A type of valvetrain layout used in internal combustion engines. In overhead cam engines, the camshaft is located physically above the cyclinder combustion chamber. This places it close to the valve stems, and often in a position of mechanical advantage. Lifters can be eliminated, reducing reciprocating mass. This permits overhead cam engines to be operated at higher RPM, all things being equal. Although American automobile makers converted to overhead cam designs fairly recently, they are not new. Henry Ford's 999 race car was the first to exceed 60 MPH on dirt, while driven by Barney Oldfield. The original engine was an SOHC design, though it was deleted before arriving at the Henry Ford Museum in Dearborn. The first really modern design was for a Peerless engine. The Grand Prix Peugeots of the teens sported a DOHC design, which was copied by everyone.
Overhead cam engines come in either single SOHC or dual DOHC designs. Either is capable of operating more than two valves per cylinder, though DOHC designs are preferred for high performance applications.
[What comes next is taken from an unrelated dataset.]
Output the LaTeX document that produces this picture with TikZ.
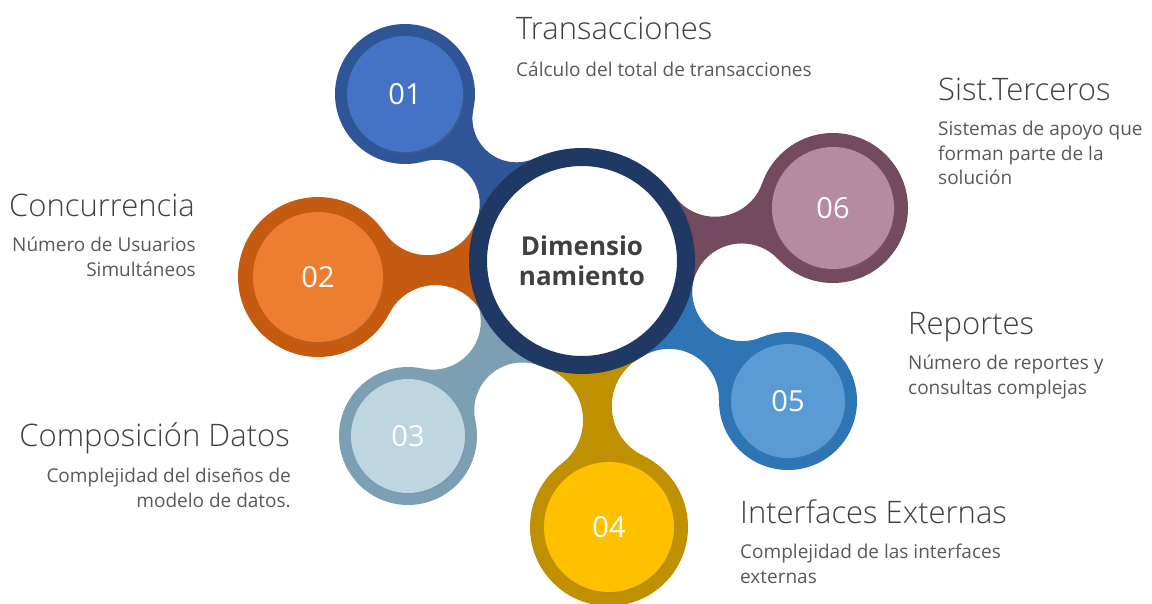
\documentclass[tikz,border=0pt]{standalone}
\usepackage{fontspec}
\setmainfont{Open Sans}
\newfontfamily\thinfont{Open Sans Light}
\usetikzlibrary{positioning}
\usetikzlibrary{intersections}
\usetikzlibrary{backgrounds}
\usetikzlibrary{shadows}

\definecolor{navy}{HTML}{203864}
\definecolor{blueD}{HTML}{2F5597}
\definecolor{blueL}{HTML}{4472C4}
\definecolor{orangeD}{HTML}{C55A11}
\definecolor{orangeL}{HTML}{ED7D31}
\definecolor{steelD}{HTML}{7C9FB3}
\definecolor{steelL}{HTML}{BDD6E0}
\definecolor{goldD}{HTML}{BF9000}
\definecolor{goldL}{HTML}{FFC000}
\definecolor{skyD}{HTML}{2E75B6}
\definecolor{skyL}{HTML}{5B9BD5}
\definecolor{plumD}{HTML}{744A5E}
\definecolor{plumL}{HTML}{B68AA1}
\definecolor{headgray}{HTML}{404040}
\definecolor{textgray}{HTML}{595959}

\tikzset{ring/.style = {circle, inner sep = 0}}
\tikzset{core/.style = {circle, inner sep = 0, text = white,
    font = \fontsize{29}{29}\selectfont,
    circular drop shadow = {shadow xshift = 1.5pt, shadow yshift = -2.5pt,
      shadow scale = 1, opacity = 0.45}}}
\tikzset{hub/.style = {circle, inner sep = 0, minimum size = 208pt, fill = white,
    draw = navy, line width = 18pt, align = center, text = headgray,
    font = \bfseries\fontsize{26}{30}\selectfont}}
\tikzset{head/.style = {inner sep = 0, text = headgray, font = \thinfont\fontsize{31}{31}\selectfont}}
\tikzset{note/.style = {inner sep = 0, text = textgray, font = \fontsize{19}{24.5}\selectfont}}

% neck between a bubble and the hub: #1 bubble, #2 its radius, #3 cut radius, #4 colour, #5 tag
\newcommand{\neck}[5]{%
  \path[name path=ra#5] (#1.center) circle ({#2+#3});
  \path[name path=rb#5] (dim.center) circle ({113+#3});
  \path[name intersections={of=ra#5 and rb#5, by={#5a,#5b}}];
  \begin{scope}
    \clip (#1.center) -- (#5a) -- (dim.center) -- (#5b) -- cycle;
    \fill[#4, even odd rule] (#1.center) circle (400)
      (#5a) circle (#3) (#5b) circle (#3);
  \end{scope}
}

\begin{document}
\begin{tikzpicture}[x=1pt, y=-1pt]
  \useasboundingbox (0,0) rectangle (1152,603);

  \node[hub] (dim) at (582,261) {Dimensio\\namiento};

  \node[ring, minimum size=140pt, fill=blueD] (s1) at (405,94) {};
  \node[ring, minimum size=160pt, fill=orangeD] (s2) at (318,277) {};
  \node[ring, minimum size=138pt, fill=steelD] (s3) at (408,436) {};
  \node[ring, minimum size=158pt, fill=goldD] (s4) at (609,527) {};
  \node[ring, minimum size=138pt, fill=skyD] (s5) at (788,401) {};
  \node[ring, minimum size=150pt, fill=plumD] (s6) at (833,208) {};

  \node[core, minimum size=116pt, fill=blueL] (c1) at (s1) {01};
  \node[core, minimum size=130pt, fill=orangeL] (c2) at (s2) {02};
  \node[core, minimum size=114pt, fill=steelL] (c3) at (s3) {03};
  \node[core, minimum size=130pt, fill=goldL] (c4) at (s4) {04};
  \node[core, minimum size=114pt, fill=skyL] (c5) at (s5) {05};
  \node[core, minimum size=122pt, fill=plumL] (c6) at (s6) {06};

  \begin{scope}[on background layer]
    \neck{s1}{70}{44}{blueD}{n1}
    \neck{s2}{80}{52}{orangeD}{n2}
    \neck{s3}{69}{48}{steelD}{n3}
    \neck{s4}{79}{55}{goldD}{n4}
    \neck{s5}{69}{50}{skyD}{n5}
    \neck{s6}{75}{50}{plumD}{n6}
  \end{scope}

  % labels
  \node[head, anchor=base west] (h1) at (516,39) {Transacciones};
  \node[note, anchor=north west, align=left] (t1) at (516,62) {Cálculo del total de transacciones};
  \node[head, anchor=base east] (h2) at (195,216) {Concurrencia};
  \node[note, anchor=north east, align=right] (t2) at (196,237) {Número de Usuarios\\Simultáneos};
  \node[head, anchor=base east] (h3) at (290,446) {Composición Datos};
  \node[note, anchor=north east, align=right] (t3) at (291,468) {Complejidad del diseños de\\modelo de datos.};
  \node[head, anchor=base west] (h4) at (740,523) {Interfaces Externas};
  \node[note, anchor=north west, align=left] (t4) at (740,544) {Complejidad de las interfaces\\externas};
  \node[head, anchor=base west] (h5) at (908,334) {Reportes};
  \node[note, anchor=north west, align=left] (t5) at (908,355) {Número de reportes y\\consultas complejas};
  \node[head, anchor=base west] (h6) at (938,100) {Sist.Terceros};
  \node[note, anchor=north west, align=left] (t6) at (938,121) {Sistemas de apoyo que\\forman parte de la\\solución};
\end{tikzpicture}
\end{document}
SOHC designs require a rocker arm while in DOHC engines the cam may operate the valves directly, reducing reciprocating mass and parts count, which makes for a more reliable engine.
Overhead cam designs are preferred, and near ubiquitous for modern in-line automotive engines. However, with opposed or V type engines the cam drive becomes much more complex, and so overhead valve designs are common when raw performance is seen as less critical.